'''

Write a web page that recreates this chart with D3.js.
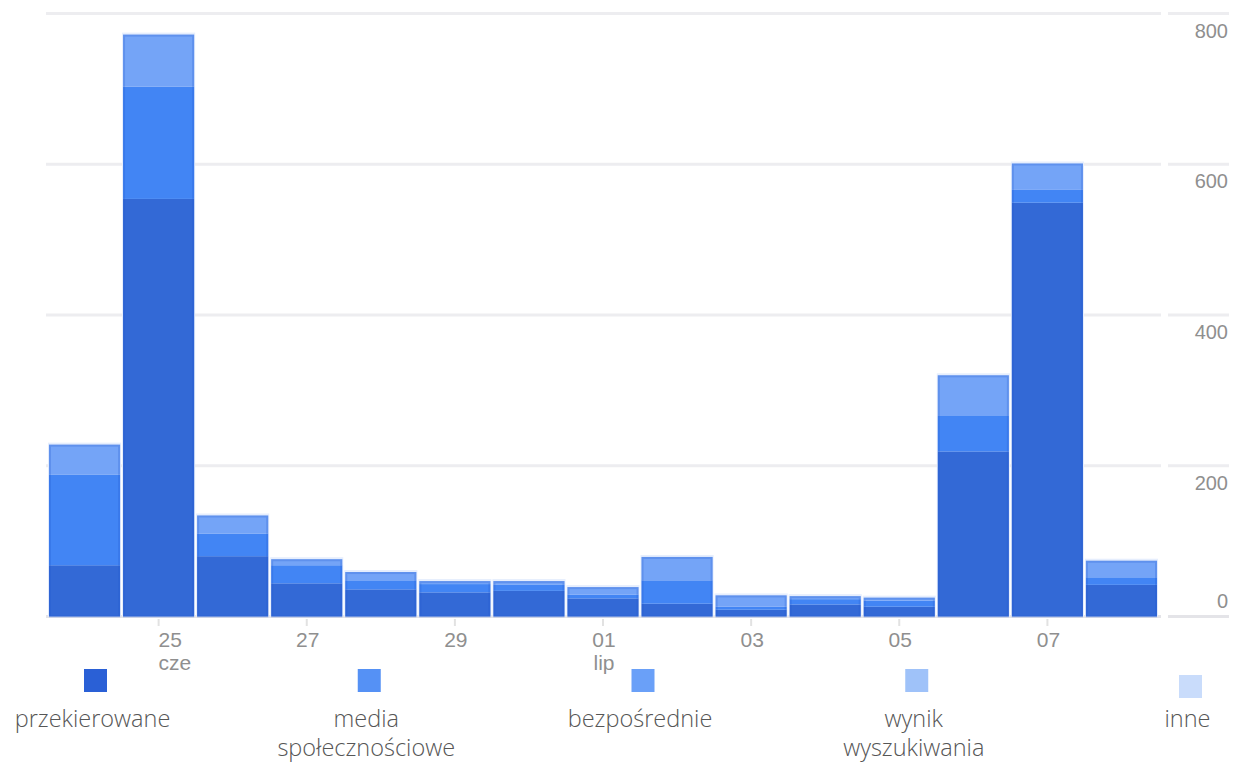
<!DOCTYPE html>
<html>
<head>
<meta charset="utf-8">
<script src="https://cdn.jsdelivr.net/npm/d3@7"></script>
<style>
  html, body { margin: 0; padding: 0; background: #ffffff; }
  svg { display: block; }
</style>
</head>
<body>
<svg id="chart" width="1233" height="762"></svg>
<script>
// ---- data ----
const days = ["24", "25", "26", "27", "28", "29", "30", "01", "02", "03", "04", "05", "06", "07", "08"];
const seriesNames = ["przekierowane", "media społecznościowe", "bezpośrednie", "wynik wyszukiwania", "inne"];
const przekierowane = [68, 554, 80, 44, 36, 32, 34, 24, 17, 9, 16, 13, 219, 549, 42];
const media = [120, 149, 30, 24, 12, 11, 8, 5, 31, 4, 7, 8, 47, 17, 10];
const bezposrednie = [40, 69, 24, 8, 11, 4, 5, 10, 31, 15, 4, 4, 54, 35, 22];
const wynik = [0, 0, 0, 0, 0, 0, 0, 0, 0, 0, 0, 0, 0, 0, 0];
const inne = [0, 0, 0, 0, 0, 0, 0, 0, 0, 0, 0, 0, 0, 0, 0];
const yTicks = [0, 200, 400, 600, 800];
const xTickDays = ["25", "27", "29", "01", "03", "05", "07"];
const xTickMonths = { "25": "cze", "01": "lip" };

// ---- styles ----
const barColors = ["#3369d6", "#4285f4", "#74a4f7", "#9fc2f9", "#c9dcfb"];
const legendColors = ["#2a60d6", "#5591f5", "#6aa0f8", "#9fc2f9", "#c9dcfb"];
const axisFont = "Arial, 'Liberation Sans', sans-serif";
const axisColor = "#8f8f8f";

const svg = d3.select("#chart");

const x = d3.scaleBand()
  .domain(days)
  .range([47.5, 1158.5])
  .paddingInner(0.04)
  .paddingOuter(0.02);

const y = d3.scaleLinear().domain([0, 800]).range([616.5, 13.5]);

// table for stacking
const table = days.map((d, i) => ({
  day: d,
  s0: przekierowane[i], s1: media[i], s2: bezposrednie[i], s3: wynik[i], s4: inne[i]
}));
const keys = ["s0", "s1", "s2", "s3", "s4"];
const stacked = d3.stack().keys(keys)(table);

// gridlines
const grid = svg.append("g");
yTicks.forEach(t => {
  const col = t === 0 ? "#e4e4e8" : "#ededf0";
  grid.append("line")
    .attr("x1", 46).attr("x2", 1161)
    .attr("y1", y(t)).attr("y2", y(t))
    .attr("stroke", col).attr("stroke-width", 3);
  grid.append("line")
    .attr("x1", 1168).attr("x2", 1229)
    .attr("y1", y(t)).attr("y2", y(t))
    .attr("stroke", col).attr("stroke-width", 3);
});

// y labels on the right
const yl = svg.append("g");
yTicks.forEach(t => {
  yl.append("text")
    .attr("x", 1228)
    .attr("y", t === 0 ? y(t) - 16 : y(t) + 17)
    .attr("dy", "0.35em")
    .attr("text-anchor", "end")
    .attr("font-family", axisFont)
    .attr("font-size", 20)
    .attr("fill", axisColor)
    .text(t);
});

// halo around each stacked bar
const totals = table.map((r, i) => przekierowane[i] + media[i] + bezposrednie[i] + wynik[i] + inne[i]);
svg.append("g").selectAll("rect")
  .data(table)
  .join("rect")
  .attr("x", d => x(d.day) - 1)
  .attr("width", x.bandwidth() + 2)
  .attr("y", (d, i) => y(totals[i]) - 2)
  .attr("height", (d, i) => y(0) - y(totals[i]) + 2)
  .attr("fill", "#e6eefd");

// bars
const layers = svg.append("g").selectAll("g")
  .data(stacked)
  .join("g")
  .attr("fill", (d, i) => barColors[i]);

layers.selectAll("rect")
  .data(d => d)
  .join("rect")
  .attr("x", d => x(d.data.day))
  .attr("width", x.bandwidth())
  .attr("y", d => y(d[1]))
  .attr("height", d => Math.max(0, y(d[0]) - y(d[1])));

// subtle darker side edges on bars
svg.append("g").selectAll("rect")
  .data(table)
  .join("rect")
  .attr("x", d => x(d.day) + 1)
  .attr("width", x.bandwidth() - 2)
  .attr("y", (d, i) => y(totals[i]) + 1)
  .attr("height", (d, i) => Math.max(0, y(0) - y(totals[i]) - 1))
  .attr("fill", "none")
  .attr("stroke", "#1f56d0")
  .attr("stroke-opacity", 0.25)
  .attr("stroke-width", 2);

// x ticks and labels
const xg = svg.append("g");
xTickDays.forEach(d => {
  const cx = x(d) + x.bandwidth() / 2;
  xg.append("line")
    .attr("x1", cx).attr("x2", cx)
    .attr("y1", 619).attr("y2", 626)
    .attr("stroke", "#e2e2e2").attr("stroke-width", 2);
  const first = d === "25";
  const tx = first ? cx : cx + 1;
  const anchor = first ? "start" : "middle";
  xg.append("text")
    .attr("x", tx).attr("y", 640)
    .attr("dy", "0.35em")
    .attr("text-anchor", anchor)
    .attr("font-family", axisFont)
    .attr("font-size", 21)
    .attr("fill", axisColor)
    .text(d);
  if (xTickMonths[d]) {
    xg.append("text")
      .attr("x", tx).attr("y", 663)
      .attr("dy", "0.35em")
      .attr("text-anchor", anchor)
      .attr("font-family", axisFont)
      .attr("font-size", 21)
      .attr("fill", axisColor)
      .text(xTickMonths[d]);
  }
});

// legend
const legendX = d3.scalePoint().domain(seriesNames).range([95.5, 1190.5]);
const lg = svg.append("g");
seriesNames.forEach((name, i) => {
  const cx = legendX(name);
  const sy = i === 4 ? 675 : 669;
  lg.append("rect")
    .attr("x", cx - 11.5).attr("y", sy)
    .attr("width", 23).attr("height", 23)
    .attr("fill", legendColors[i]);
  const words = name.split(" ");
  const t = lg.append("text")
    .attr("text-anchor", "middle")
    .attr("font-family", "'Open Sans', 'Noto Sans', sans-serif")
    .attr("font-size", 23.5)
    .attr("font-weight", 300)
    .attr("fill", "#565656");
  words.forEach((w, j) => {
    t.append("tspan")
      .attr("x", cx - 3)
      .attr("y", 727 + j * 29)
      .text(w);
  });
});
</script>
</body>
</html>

'''

Extract the full listing exactly, with the pictures left out.

ANSWER TO THIS EXERCISE:
Write a web page that recreates this chart with D3.js.
<!DOCTYPE html>
<html>
<head>
<meta charset="utf-8">
<script src="https://cdn.jsdelivr.net/npm/d3@7"></script>
<style>
  html, body { margin: 0; padding: 0; background: #ffffff; }
  svg { display: block; }
</style>
</head>
<body>
<svg id="chart" width="1233" height="762"></svg>
<script>
// ---- data ----
const days = ["24", "25", "26", "27", "28", "29", "30", "01", "02", "03", "04", "05", "06", "07", "08"];
const seriesNames = ["przekierowane", "media społecznościowe", "bezpośrednie", "wynik wyszukiwania", "inne"];
const przekierowane = [68, 554, 80, 44, 36, 32, 34, 24, 17, 9, 16, 13, 219, 549, 42];
const media = [120, 149, 30, 24, 12, 11, 8, 5, 31, 4, 7, 8, 47, 17, 10];
const bezposrednie = [40, 69, 24, 8, 11, 4, 5, 10, 31, 15, 4, 4, 54, 35, 22];
const wynik = [0, 0, 0, 0, 0, 0, 0, 0, 0, 0, 0, 0, 0, 0, 0];
const inne = [0, 0, 0, 0, 0, 0, 0, 0, 0, 0, 0, 0, 0, 0, 0];
const yTicks = [0, 200, 400, 600, 800];
const xTickDays = ["25", "27", "29", "01", "03", "05", "07"];
const xTickMonths = { "25": "cze", "01": "lip" };

// ---- styles ----
const barColors = ["#3369d6", "#4285f4", "#74a4f7", "#9fc2f9", "#c9dcfb"];
const legendColors = ["#2a60d6", "#5591f5", "#6aa0f8", "#9fc2f9", "#c9dcfb"];
const axisFont = "Arial, 'Liberation Sans', sans-serif";
const axisColor = "#8f8f8f";

const svg = d3.select("#chart");

const x = d3.scaleBand()
  .domain(days)
  .range([47.5, 1158.5])
  .paddingInner(0.04)
  .paddingOuter(0.02);

const y = d3.scaleLinear().domain([0, 800]).range([616.5, 13.5]);

// table for stacking
const table = days.map((d, i) => ({
  day: d,
  s0: przekierowane[i], s1: media[i], s2: bezposrednie[i], s3: wynik[i], s4: inne[i]
}));
const keys = ["s0", "s1", "s2", "s3", "s4"];
const stacked = d3.stack().keys(keys)(table);

// gridlines
const grid = svg.append("g");
yTicks.forEach(t => {
  const col = t === 0 ? "#e4e4e8" : "#ededf0";
  grid.append("line")
    .attr("x1", 46).attr("x2", 1161)
    .attr("y1", y(t)).attr("y2", y(t))
    .attr("stroke", col).attr("stroke-width", 3);
  grid.append("line")
    .attr("x1", 1168).attr("x2", 1229)
    .attr("y1", y(t)).attr("y2", y(t))
    .attr("stroke", col).attr("stroke-width", 3);
});

// y labels on the right
const yl = svg.append("g");
yTicks.forEach(t => {
  yl.append("text")
    .attr("x", 1228)
    .attr("y", t === 0 ? y(t) - 16 : y(t) + 17)
    .attr("dy", "0.35em")
    .attr("text-anchor", "end")
    .attr("font-family", axisFont)
    .attr("font-size", 20)
    .attr("fill", axisColor)
    .text(t);
});

// halo around each stacked bar
const totals = table.map((r, i) => przekierowane[i] + media[i] + bezposrednie[i] + wynik[i] + inne[i]);
svg.append("g").selectAll("rect")
  .data(table)
  .join("rect")
  .attr("x", d => x(d.day) - 1)
  .attr("width", x.bandwidth() + 2)
  .attr("y", (d, i) => y(totals[i]) - 2)
  .attr("height", (d, i) => y(0) - y(totals[i]) + 2)
  .attr("fill", "#e6eefd");

// bars
const layers = svg.append("g").selectAll("g")
  .data(stacked)
  .join("g")
  .attr("fill", (d, i) => barColors[i]);

layers.selectAll("rect")
  .data(d => d)
  .join("rect")
  .attr("x", d => x(d.data.day))
  .attr("width", x.bandwidth())
  .attr("y", d => y(d[1]))
  .attr("height", d => Math.max(0, y(d[0]) - y(d[1])));

// subtle darker side edges on bars
svg.append("g").selectAll("rect")
  .data(table)
  .join("rect")
  .attr("x", d => x(d.day) + 1)
  .attr("width", x.bandwidth() - 2)
  .attr("y", (d, i) => y(totals[i]) + 1)
  .attr("height", (d, i) => Math.max(0, y(0) - y(totals[i]) - 1))
  .attr("fill", "none")
  .attr("stroke", "#1f56d0")
  .attr("stroke-opacity", 0.25)
  .attr("stroke-width", 2);

// x ticks and labels
const xg = svg.append("g");
xTickDays.forEach(d => {
  const cx = x(d) + x.bandwidth() / 2;
  xg.append("line")
    .attr("x1", cx).attr("x2", cx)
    .attr("y1", 619).attr("y2", 626)
    .attr("stroke", "#e2e2e2").attr("stroke-width", 2);
  const first = d === "25";
  const tx = first ? cx : cx + 1;
  const anchor = first ? "start" : "middle";
  xg.append("text")
    .attr("x", tx).attr("y", 640)
    .attr("dy", "0.35em")
    .attr("text-anchor", anchor)
    .attr("font-family", axisFont)
    .attr("font-size", 21)
    .attr("fill", axisColor)
    .text(d);
  if (xTickMonths[d]) {
    xg.append("text")
      .attr("x", tx).attr("y", 663)
      .attr("dy", "0.35em")
      .attr("text-anchor", anchor)
      .attr("font-family", axisFont)
      .attr("font-size", 21)
      .attr("fill", axisColor)
      .text(xTickMonths[d]);
  }
});

// legend
const legendX = d3.scalePoint().domain(seriesNames).range([95.5, 1190.5]);
const lg = svg.append("g");
seriesNames.forEach((name, i) => {
  const cx = legendX(name);
  const sy = i === 4 ? 675 : 669;
  lg.append("rect")
    .attr("x", cx - 11.5).attr("y", sy)
    .attr("width", 23).attr("height", 23)
    .attr("fill", legendColors[i]);
  const words = name.split(" ");
  const t = lg.append("text")
    .attr("text-anchor", "middle")
    .attr("font-family", "'Open Sans', 'Noto Sans', sans-serif")
    .attr("font-size", 23.5)
    .attr("font-weight", 300)
    .attr("fill", "#565656");
  words.forEach((w, j) => {
    t.append("tspan")
      .attr("x", cx - 3)
      .attr("y", 727 + j * 29)
      .text(w);
  });
});
</script>
</body>
</html>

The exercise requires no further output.